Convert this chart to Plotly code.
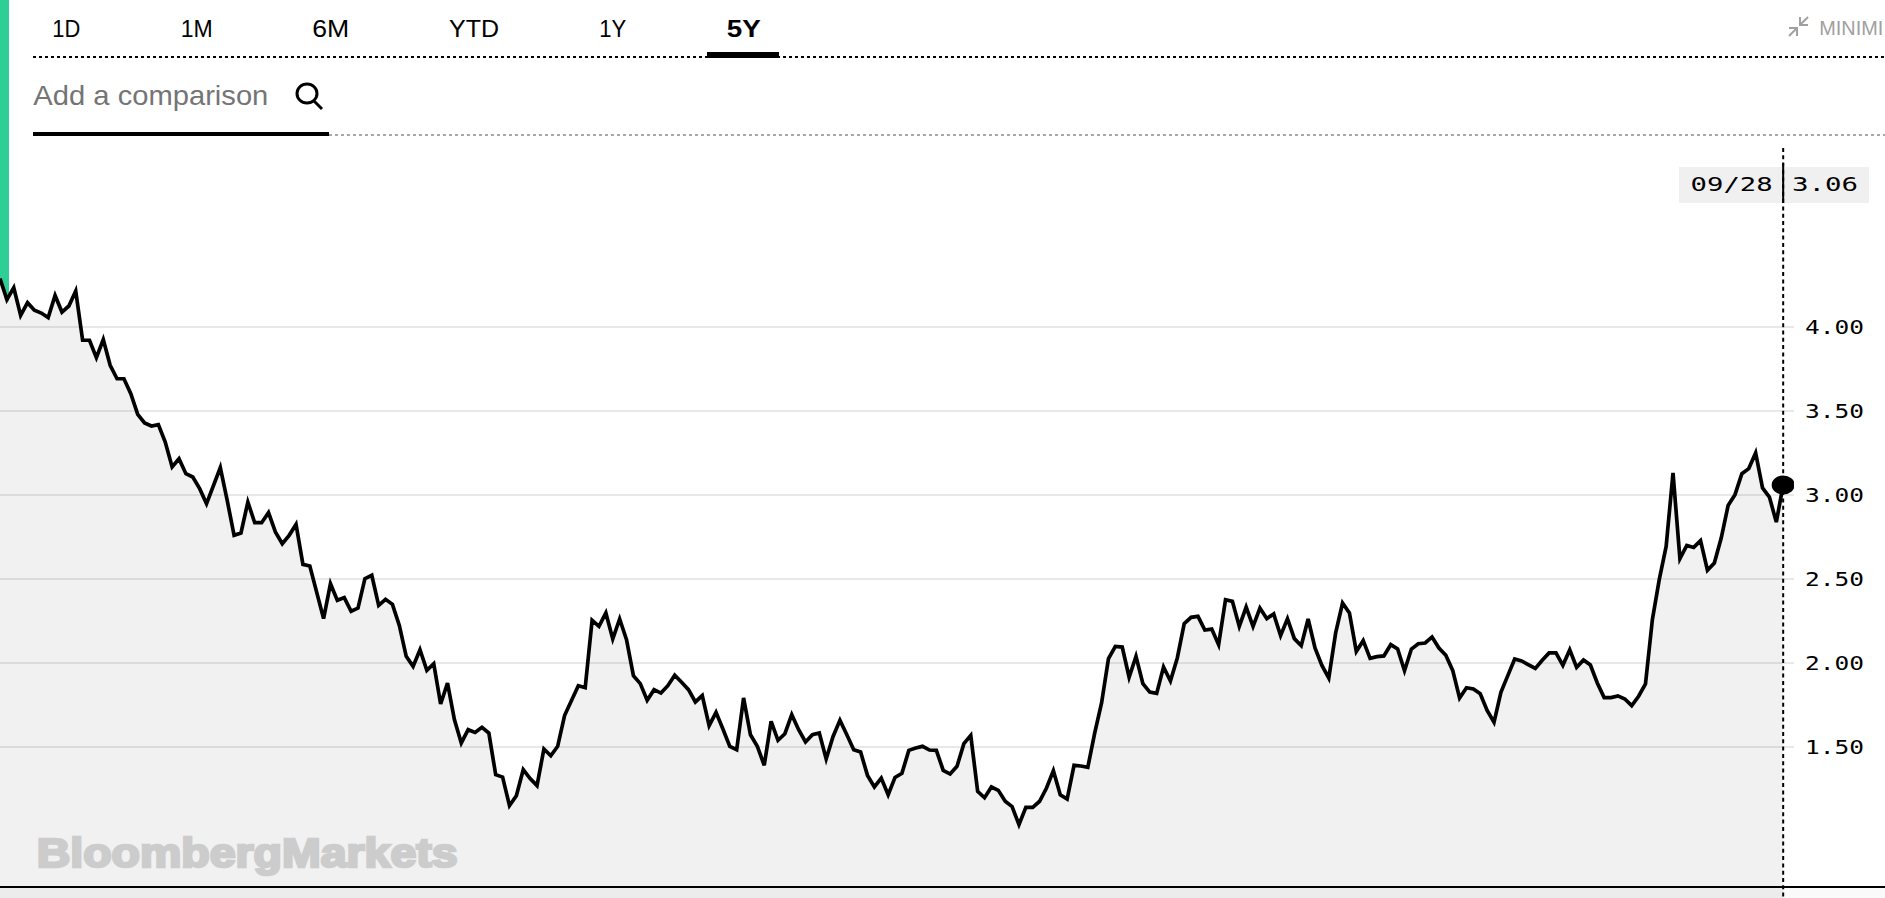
import json
import pandas as pd
import plotly.graph_objects as go

WIDTH = 1885
HEIGHT = 898
PLOT_RIGHT = 1794

# weekly values, oldest first
values = [
    4.288, 4.163, 4.234, 4.069, 4.145, 4.100, 4.083, 4.056, 4.188, 4.089,
    4.125, 4.214, 3.921, 3.921, 3.817, 3.925, 3.772, 3.692, 3.692, 3.603,
    3.480, 3.429, 3.411, 3.419, 3.315, 3.167, 3.216, 3.127, 3.107, 3.038,
    2.948, 3.058, 3.163, 2.968, 2.760, 2.774, 2.958, 2.835, 2.835, 2.895,
    2.780, 2.710, 2.760, 2.825, 2.587, 2.577, 2.423, 2.264, 2.472, 2.373,
    2.389, 2.308, 2.327, 2.502, 2.522, 2.343, 2.379, 2.349, 2.224, 2.040,
    1.980, 2.079, 1.956, 1.996, 1.756, 1.881, 1.663, 1.524, 1.603, 1.587,
    1.617, 1.583, 1.335, 1.321, 1.151, 1.210, 1.365, 1.312, 1.270, 1.488,
    1.448, 1.504, 1.687, 1.772, 1.865, 1.853, 2.254, 2.218, 2.298, 2.143,
    2.262, 2.139, 1.925, 1.877, 1.778, 1.841, 1.821, 1.865, 1.927, 1.885,
    1.841, 1.768, 1.806, 1.627, 1.706, 1.607, 1.504, 1.484, 1.792, 1.573,
    1.504, 1.391, 1.653, 1.540, 1.579, 1.692, 1.603, 1.530, 1.573, 1.583,
    1.429, 1.563, 1.659, 1.573, 1.484, 1.470, 1.331, 1.262, 1.315, 1.216,
    1.319, 1.343, 1.480, 1.494, 1.504, 1.482, 1.480, 1.361, 1.339, 1.385,
    1.520, 1.569, 1.236, 1.198, 1.262, 1.242, 1.177, 1.145, 1.038, 1.141,
    1.141, 1.177, 1.256, 1.359, 1.216, 1.190, 1.391, 1.387, 1.379, 1.583,
    1.762, 2.026, 2.099, 2.095, 1.915, 2.040, 1.877, 1.827, 1.819, 1.976,
    1.893, 2.030, 2.234, 2.272, 2.278, 2.196, 2.202, 2.109, 2.377, 2.367,
    2.218, 2.333, 2.218, 2.327, 2.264, 2.292, 2.163, 2.264, 2.145, 2.103,
    2.262, 2.089, 1.986, 1.911, 2.179, 2.357, 2.298, 2.069, 2.133, 2.028,
    2.038, 2.042, 2.109, 2.083, 1.954, 2.083, 2.115, 2.119, 2.155, 2.089,
    2.046, 1.956, 1.792, 1.853, 1.845, 1.817, 1.718, 1.647, 1.825, 1.925,
    2.024, 2.012, 1.990, 1.968, 2.016, 2.060, 2.060, 1.986, 2.079, 1.974,
    2.018, 1.988, 1.881, 1.794, 1.794, 1.804, 1.786, 1.746, 1.802, 1.875,
    2.258, 2.496, 2.694, 3.131, 2.621, 2.700, 2.688, 2.728, 2.552, 2.595,
    2.744, 2.937, 3.002, 3.127, 3.157, 3.250, 3.042, 2.988, 2.839, 3.060,
]
dates = pd.date_range(end="2018-09-28", periods=len(values), freq="7D")

tick_vals = [1.5, 2.0, 2.5, 3.0, 3.5, 4.0]
tabs = ["1D", "1M", "6M", "YTD", "1Y", "5Y"]
tab_centers = [66, 196, 330, 474, 612, 743]
tab_widths = [28, 32, 37, 50, 27, 34]


def px(x):
    return x / PLOT_RIGHT


def py(y):
    return 1 - y / HEIGHT


def paper_path(points, close=False):
    d = "M" + " L".join(f"{px(x):.5f},{py(y):.5f}" for x, y in points)
    return d + (" Z" if close else "")


def hline(y, x0, x1, color="black", width=2, dash="solid"):
    return dict(type="line", xref="paper", yref="paper", x0=px(x0), x1=px(x1),
                y0=py(y), y1=py(y), line=dict(color=color, width=width, dash=dash))


def box(x0, x1, y0, y1, color, layer="above"):
    return dict(type="rect", xref="paper", yref="paper", x0=px(x0), x1=px(x1),
                y0=py(y0), y1=py(y1), fillcolor=color, line_width=0, layer=layer)


def stroke(points, color, width):
    return dict(type="path", xref="paper", yref="paper", path=paper_path(points),
                line=dict(color=color, width=width))


fig = go.Figure()
fig.add_trace(go.Scatter(
    x=dates, y=values, mode="lines",
    line=dict(color="black", width=3.7),
    fill="tozeroy", fillcolor="rgba(0,0,0,0.055)",
    hoverinfo="skip", showlegend=False,
))

shapes = [
    # green strip on the left, cut along the line
    dict(type="path", xref="paper", yref="paper", layer="below",
         path=paper_path([(0, 0), (9, 0), (9, 302), (0, 278)], close=True),
         fillcolor="#2ecf96", line_width=0),
    # top nav
    hline(57, 33, WIDTH, dash="dot"),
    box(707, 779, 52, 58, "black"),
    hline(135, 329, WIDTH, color="#8c8c8c", width=1.5, dash="dot"),
    box(33, 329, 132, 136, "black"),
    # search icon
    dict(type="circle", xref="paper", yref="paper", x0=px(297), x1=px(317),
         y0=py(84), y1=py(103), line=dict(color="black", width=3)),
    stroke([(314, 101), (322, 109)], "black", 3),
    # minimize icon
    stroke([(1808, 17), (1800, 25)], "#a0a0a0", 2),
    stroke([(1800, 17), (1800, 25), (1808, 25)], "#a0a0a0", 2),
    stroke([(1789, 36), (1797, 28)], "#a0a0a0", 2),
    stroke([(1789, 28), (1797, 28), (1797, 36)], "#a0a0a0", 2),
    # date and value box with the crosshair
    box(1679, 1869, 167, 203, "#f0f0f0"),
    dict(type="line", xref="x", yref="paper", x0=dates[-1], x1=dates[-1],
         y0=py(148), y1=0, line=dict(color="black", width=2, dash="4px,3.3px")),
    dict(type="line", xref="x", yref="paper", x0=dates[-1], x1=dates[-1],
         y0=py(163), y1=py(203), line=dict(color="black", width=2)),
    # last value marker
    dict(type="circle", xref="x", yref="y", xsizemode="pixel", ysizemode="pixel",
         xanchor=dates[-1], yanchor=values[-1], x0=-11.5, x1=11.5, y0=-9.5, y1=9.5,
         fillcolor="black", line_width=0),
    # bottom rule and strip under it
    box(0, WIDTH, 887, HEIGHT, "rgba(0,0,0,0.02)"),
    hline(887, 0, WIDTH),
]

# every annotation is centred; text_spans holds the width it is stretched to
annotations = []
text_spans = {}
for name, center, span in zip(tabs, tab_centers, tab_widths):
    annotations.append(dict(text=name, x=px(center), y=py(28),
                            font=dict(family="Liberation Sans", size=24, color="black",
                                      weight=700 if name == "5Y" else 400)))
    text_spans[name] = span
annotations += [
    dict(text="Add a comparison", x=px(151), y=py(96),
         font=dict(family="Liberation Sans", size=28, color="#757575")),
    dict(text="MINIMI", x=px(1851), y=py(28),
         font=dict(family="Liberation Sans", size=20, color="#a0a0a0")),
    dict(text="09/28", x=px(1731), y=py(184),
         font=dict(family="DejaVu Sans Mono", size=19, color="black")),
    dict(text="3.06", x=px(1825), y=py(184),
         font=dict(family="DejaVu Sans Mono", size=19, color="black")),
    dict(text="BloombergMarkets", x=px(247.5), y=py(853),
         font=dict(family="Liberation Sans", size=40, color="#cccccc", weight=700)),
]
text_spans.update({"Add a comparison": 235, "MINIMI": 64, "09/28": 82, "3.06": 66,
                   "BloombergMarkets": 421})
for a in annotations:
    a.update(xref="paper", yref="paper", xanchor="center", yanchor="middle", showarrow=False)

fig.update_layout(
    width=WIDTH, height=HEIGHT,
    margin=dict(l=0, r=WIDTH - PLOT_RIGHT, t=0, b=0),
    plot_bgcolor="white", paper_bgcolor="white",
    showlegend=False,
    shapes=shapes,
    annotations=annotations,
)
fig.update_xaxes(visible=False, range=[dates[0], dates[-1] + pd.Timedelta(days=11)])
fig.update_yaxes(
    range=[4 - (HEIGHT - 327) / 168, 4 + 327 / 168],
    side="right", tickvals=tick_vals, tickformat=".2f",
    tickfont=dict(family="DejaVu Sans Mono", size=19, color="black"),
    ticklen=0, ticklabelstandoff=10,
    showgrid=True, gridcolor="#e8e8e8", gridwidth=2,
    zeroline=False, showline=False,
)

page_fix = """
document.body.style.margin = '0';
document.body.style.overflow = 'hidden';
var st = document.createElement('style');
st.textContent = 'path.js-line{stroke-linejoin:miter !important;stroke-miterlimit:4 !important}';
document.head.appendChild(st);
var spans = %s;
function stretch(t, w) {
  t.setAttribute('textLength', w);
  t.setAttribute('lengthAdjust', 'spacingAndGlyphs');
}
document.querySelectorAll('.ytick text').forEach(function (t) { stretch(t, 59); });
document.querySelectorAll('.annotation-text').forEach(function (t) {
  var w = spans[t.textContent];
  if (w) { stretch(t, w); }
  if (t.textContent === 'BloombergMarkets') {
    t.style.stroke = '#cccccc'; t.style.strokeWidth = '2.5px';
  }
});
""" % json.dumps(text_spans)

fig.write_html("out.html", post_script=page_fix, config={"displayModeBar": False})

────────────────────

GOAL => Repeat the listing above exactly from its first line to the line containing "PLOT_RIGHT = 1794", both included, and omit the pictures.

TASK RESPONSE =>
Convert this chart to Plotly code.
import json
import pandas as pd
import plotly.graph_objects as go

WIDTH = 1885
HEIGHT = 898
PLOT_RIGHT = 1794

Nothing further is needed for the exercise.